ASU team will drive from Phoenix to Telluride (8 hours’ drive) and will bring computers, monitors, cameras, light-weight motion capture system, small mobile robots (turtleBots), and other accessories for physical experiments set-up and the education purposes. We will provide tutorials on how to operate and conduct experiments on these platforms.


[Byr14] Byrge, L., Sporns, O., & Smith, L. B. (2014). Developmental process emerges from extended brain–body–behavior networks. Trends in Cognitive Sciences, 8, 395-403.

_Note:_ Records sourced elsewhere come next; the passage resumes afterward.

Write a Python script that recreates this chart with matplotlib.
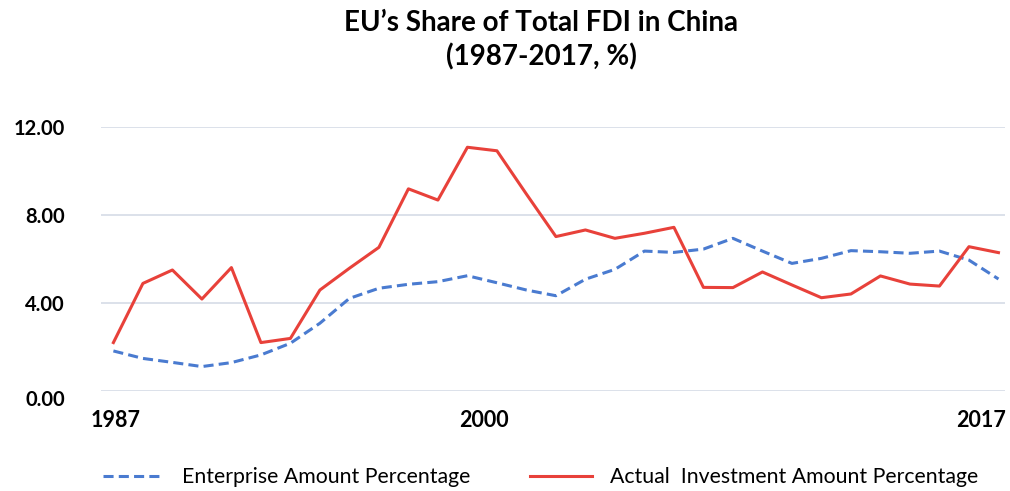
import matplotlib.pyplot as plt
from matplotlib.transforms import ScaledTranslation

plt.rcParams['font.family'] = ['Lato', 'DejaVu Sans']

# data
years = list(range(1987, 2018))
enterprise_pct = [1.82, 1.48, 1.30, 1.11, 1.29, 1.64, 2.17, 3.08, 4.21, 4.67,
                  4.85, 4.97, 5.24, 4.92, 4.59, 4.33, 5.08, 5.53, 6.36, 6.30,
                  6.45, 6.94, 6.36, 5.80, 6.03, 6.38, 6.33, 6.26, 6.36, 5.95,
                  5.09]
investment_pct = [2.20, 4.89, 5.50, 4.18, 5.61, 2.20, 2.39, 4.59, 5.58, 6.53,
                  9.19, 8.68, 11.08, 10.92, 8.95, 7.02, 7.32, 6.94, 7.17, 7.44,
                  4.71, 4.70, 5.41, 4.82, 4.24, 4.41, 5.23, 4.86, 4.77, 6.56,
                  6.29]
yticks = [0, 4, 8, 12]
xticks = [1987, 2000, 2017]

fig = plt.figure(figsize=(10.1, 4.91), dpi=100)
ax = fig.add_axes([0.100, 0.2037, 0.895, 0.5376])

ax.plot(years, enterprise_pct, color='#4A7BD0', lw=2.2, ls=(0, (3.3, 1.7)),
        label='Enterprise Amount Percentage')
ax.plot(years, investment_pct, color='#E8413A', lw=2.2,
        label='Actual  Investment Amount Percentage')

ax.set_xlim(1986.58, 2017.22)
ax.set_ylim(0, 12)
ax.set_yticks(yticks)
ax.set_yticklabels([f'{v:.2f}' for v in yticks], fontsize=14.5, fontweight='bold')
ax.set_xticks(xticks)
ax.set_xticklabels([str(x) for x in xticks], fontsize=15.5, fontweight='bold')
ax.tick_params(axis='y', length=0, pad=26)
ax.tick_params(axis='x', length=0, pad=14)
ax.grid(axis='y', color='#D9DEE8', lw=1.3)
ax.set_axisbelow(True)
for s in ax.spines.values():
    s.set_visible(False)

# nudge x labels like the original
offsets = [0.02, -0.13, -0.17]
for lab, dx in zip(ax.get_xticklabels(), offsets):
    lab.set_transform(lab.get_transform() + ScaledTranslation(dx, 0, fig.dpi_scale_trans))
labs = ax.get_yticklabels()
labs[0].set_transform(labs[0].get_transform() + ScaledTranslation(0, -0.07, fig.dpi_scale_trans))

fig.text(0.536, 0.953, 'EU\u2019s Share of Total FDI in China', ha='center', va='center',
         fontsize=20, fontweight='bold')
fig.text(0.536, 0.885, '(1987-2017, %)', ha='center', va='center',
         fontsize=20, fontweight='bold')

fig.legend(loc='center', bbox_to_anchor=(0.535, 0.028), ncol=2, frameon=False,
           fontsize=15.3, handlelength=2.9, handletextpad=0.85, columnspacing=2.8)

fig.savefig('out.png', dpi=100)
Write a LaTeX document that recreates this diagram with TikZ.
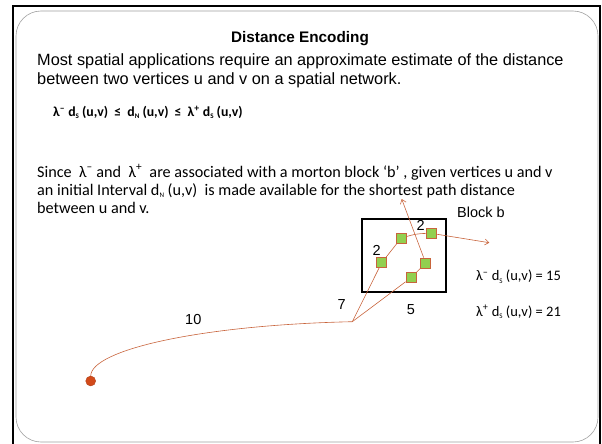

[Gop12] Gopnik, A. & Wellman, H. (2012). Reconstructing constructivism: causal models, Bayesian learning mechanisms, and the theory theory. Psychological Bulletin, 138(6): 1085-1108.

[Gun18] David Gunning (2018) Machine Common Sense. Concept Paper

[Smi05] Smith, L.B., & Gasser (2005). The development of embodied cognition: Six lessons from babies. Artificial Life, 11, 13-29.

[Sum12] D. Summers-Stay, C L Teo, Y. Yang, C. Fermüller, and Y. Aloimonos. “Using a minimal action grammar for activity understanding in the real world”, IROS, 2012.

[Yan13] Y. Yang, C. Fermüller, Y Aloimonos, ''Detection of Manipulation Action Consequences (MAC),'' IEEE International Conference on Computer Vision and Pattern Recognition (CVPR), 2013.

[Yan14] Y. Yang, C. Fermüller, A. Guha, and Y. Aloimonos "A cognitive system for understanding human manipulation actions," Advances in Cognitive Systems, 3, 67 - 86, 2014.

[Yan15] Yang, Y., Li, Y., Fermüller, C., & Aloimonos, Y. (2015). Robot Learning Manipulation Action Plans by" Watching" Unconstrained Videos from the World Wide Web. In AAAI (pp. 3686-3693).